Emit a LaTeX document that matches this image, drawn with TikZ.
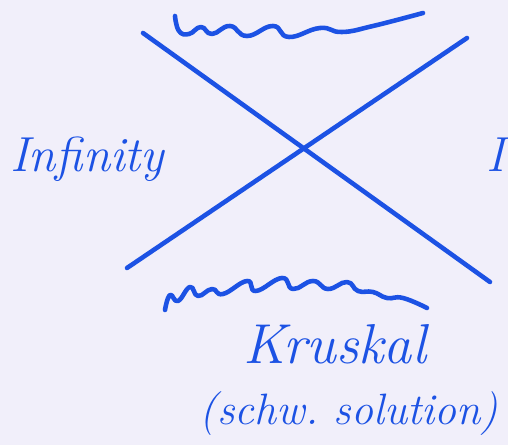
\documentclass[tikz,border=0pt]{standalone}
\usepackage{xcolor}
\usepackage{tikz}
\definecolor{ink}{RGB}{28, 82, 228}
\definecolor{paper}{RGB}{241, 239, 250}

\tikzset{
  inkline/.style={draw=ink, line width=2.6pt, line cap=round, line join=round},
  inktext/.style={text=ink, font=\itshape, inner sep=0pt}
}

\begin{document}
\begin{tikzpicture}[x=0.02cm, y=-0.02cm]
\fill[paper] (0,0) rectangle (508,445);
\useasboundingbox (0,0) rectangle (508,445);
\clip (0,0) rectangle (508,445);

% the two horizons
\coordinate (tl) at (143,33);
\coordinate (br) at (490,282);
\coordinate (tr) at (467,38);
\coordinate (bl) at (127,268);
\draw[inkline] (tl) -- (br);
\draw[inkline] (tr) -- (bl);

% singularities
\draw[inkline] plot[smooth, tension=0.8] coordinates {(175,16) (179,31) (189,34) (201,27) (212,34) (230,26) (247,36) (273,26) (289,37) (320,28) (342,32) (373,26) (423,13)};
\draw[inkline] plot[smooth, tension=0.8] coordinates {(165,310) (170,295) (178,301) (190,287) (198,296) (212,289) (223,294) (247,281) (256,291) (282,278) (293,289) (313,281) (328,289) (347,282) (358,291) (373,292) (387,298) (403,298) (427,308)};

\node[inktext, font=\itshape\fontsize{28}{32}\selectfont, anchor=base west] (left) at (10,172) {Infinity};
\node[inktext, font=\itshape\fontsize{28}{32}\selectfont, anchor=base west] (right) at (486,172) {I};

\node[inktext, font=\itshape\fontsize{32}{36}\selectfont, anchor=base] (kruskal) at (335,364) {Kruskal};
\node[inktext, font=\itshape\fontsize{25}{28}\selectfont, anchor=base] (schw) at (349,425) {(schw.\ solution)};
\end{tikzpicture}
\end{document}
━━━━━━━━━━━━━━━━
◆ REQUIRED TASK ◆
Reproduce the material word for word, minus the images.

◆ WRITTEN ANSWER ◆
Emit a LaTeX document that matches this image, drawn with TikZ.
\documentclass[tikz,border=0pt]{standalone}
\usepackage{xcolor}
\usepackage{tikz}
\definecolor{ink}{RGB}{28, 82, 228}
\definecolor{paper}{RGB}{241, 239, 250}

\tikzset{
  inkline/.style={draw=ink, line width=2.6pt, line cap=round, line join=round},
  inktext/.style={text=ink, font=\itshape, inner sep=0pt}
}

\begin{document}
\begin{tikzpicture}[x=0.02cm, y=-0.02cm]
\fill[paper] (0,0) rectangle (508,445);
\useasboundingbox (0,0) rectangle (508,445);
\clip (0,0) rectangle (508,445);

% the two horizons
\coordinate (tl) at (143,33);
\coordinate (br) at (490,282);
\coordinate (tr) at (467,38);
\coordinate (bl) at (127,268);
\draw[inkline] (tl) -- (br);
\draw[inkline] (tr) -- (bl);

% singularities
\draw[inkline] plot[smooth, tension=0.8] coordinates {(175,16) (179,31) (189,34) (201,27) (212,34) (230,26) (247,36) (273,26) (289,37) (320,28) (342,32) (373,26) (423,13)};
\draw[inkline] plot[smooth, tension=0.8] coordinates {(165,310) (170,295) (178,301) (190,287) (198,296) (212,289) (223,294) (247,281) (256,291) (282,278) (293,289) (313,281) (328,289) (347,282) (358,291) (373,292) (387,298) (403,298) (427,308)};

\node[inktext, font=\itshape\fontsize{28}{32}\selectfont, anchor=base west] (left) at (10,172) {Infinity};
\node[inktext, font=\itshape\fontsize{28}{32}\selectfont, anchor=base west] (right) at (486,172) {I};

\node[inktext, font=\itshape\fontsize{32}{36}\selectfont, anchor=base] (kruskal) at (335,364) {Kruskal};
\node[inktext, font=\itshape\fontsize{25}{28}\selectfont, anchor=base] (schw) at (349,425) {(schw.\ solution)};
\end{tikzpicture}
\end{document}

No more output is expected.